We actively look for God and we spend time with people who are wise and kind.
And, very importantly, we take responsibility for our own freedom, discerning how we might choose well for ourselves – not making the choices that belong to others, but making the choices that are ours to make. We look for where Christ the King, our heavenly mother, calls us to see the inner dignity within and to live more purposefully from that true self. As we do so, we shed bit by bit aspects of the false self and habits that may have served us well at one time, but no longer lead to life and capacity for deeper love. We grow up.
Throughout the world, every day, people gather in church basements and community centers and pray some version of this prayer: “God, give me the grace to accept with serenity the things that cannot be changed, courage to change the things which should be changed, and the wisdom to distinguish the one from the other.” They acknowledge the wisdom of discerning what there is to accept and what there is to do.
The way the King of kings chooses to rule is through boundless love, committed to the freedom of those who are loved – so that our love may be ours to declare and to give. What kind of king is Jesus? The kind who acts like a mother risking the pain of faith, hope, and love – and embracing the time horizon of grace.
I think this king is also fond of hiding in plain sight. Because we all bear the image of God, whenever we are faithful to the way we uniquely bear that image, it is like the king suddenly appearing in disguise.
If you are in a period now where the heartache of love is present, I hope that you have eyes to see where the king is appearing in disguise to bring you comfort, strength, and to show you that you are not alone.
If you feel at this time more like one whose string of choices have led you to a dead end, explore whether that dead end might be an invitation. Seek out quiet places in which you can hear anew the resounding cries of love that come from God, declaring you far from lost. Look for Jesus in the disguises of friends, family, and random strangers – particularly those who are brave enough to speak truth. Choose well. Seek healing. Surrender what no longer works. You exist, even now, within the kingdom of heaven and God is endlessly creative in redeeming what feel like wasted months or years.
And if you are in a period now where you are at peace within this kingdom of heaven, give thanks and be ready at any moment to be the king in disguise, just by being true to who you really are. You will be called to give expression to what uniquely lives in you.
I preach these words not as one who has it all figured out, but as one who loves and fears – and who is taking greater accountability for her own freedom. Countless times I have been met by Jesus in disguise – often by many of you in this room: an acolyte, a fellow pilgrim, a priest, a friend, someone with a glass of wine or an offer of dinner.

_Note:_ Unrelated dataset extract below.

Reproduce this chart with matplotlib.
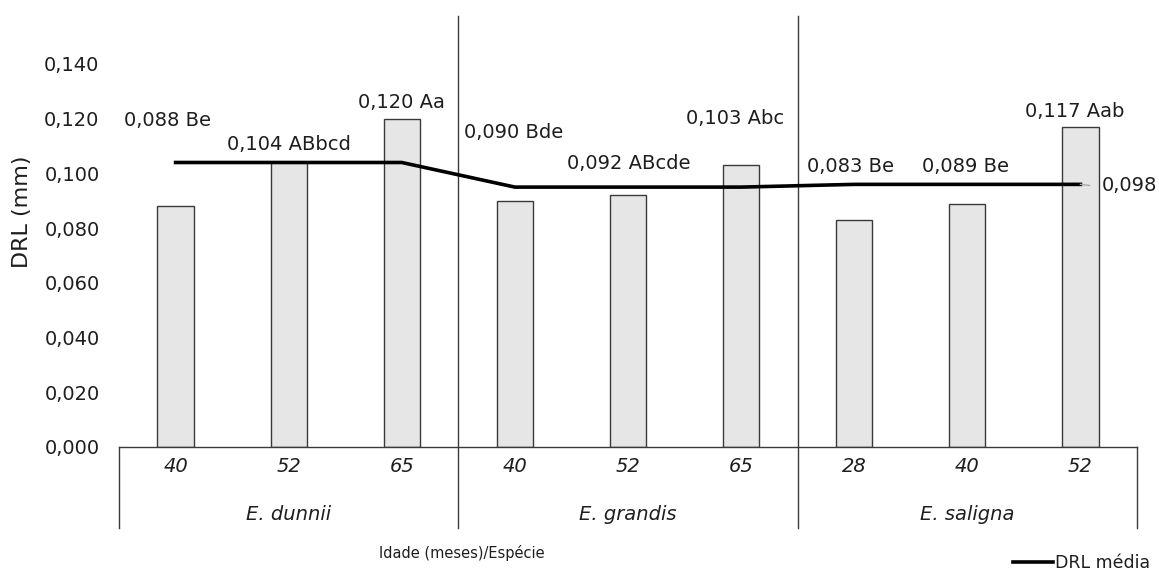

And not long ago Jesus sat across from me disguised as my two-year old nephew, entirely absorbed in eating an apple cider doughnut. That is, totally absorbed until he paused, looked up at me, the person he knew least at the table, and smiled, saying, “I proud of you.” I am rusty on toddler pronunciation and couldn’t make out what he had said. He repeated the words for me and his mother kindly explained, “He said he’s proud of you.” It caught my breath.
There are days when I feel very messy – and worry I have not made good use of the freedom and love that are available to me. And yet I believe that when this toddler said, “I proud of you” Jesus was saying the same. And if that is true, anything is possible.
This is our king, the one who loves us, the one who is proud of us, the one who joins us on this journey along the reckless path of love.
The prophet Daniel wrote, “His dominion is an everlasting dominion that shall not pass away. And his kingship is one that shall never be destroyed.”
So take heart, you are loved and those you love are held in the hands of such a king. None are lost.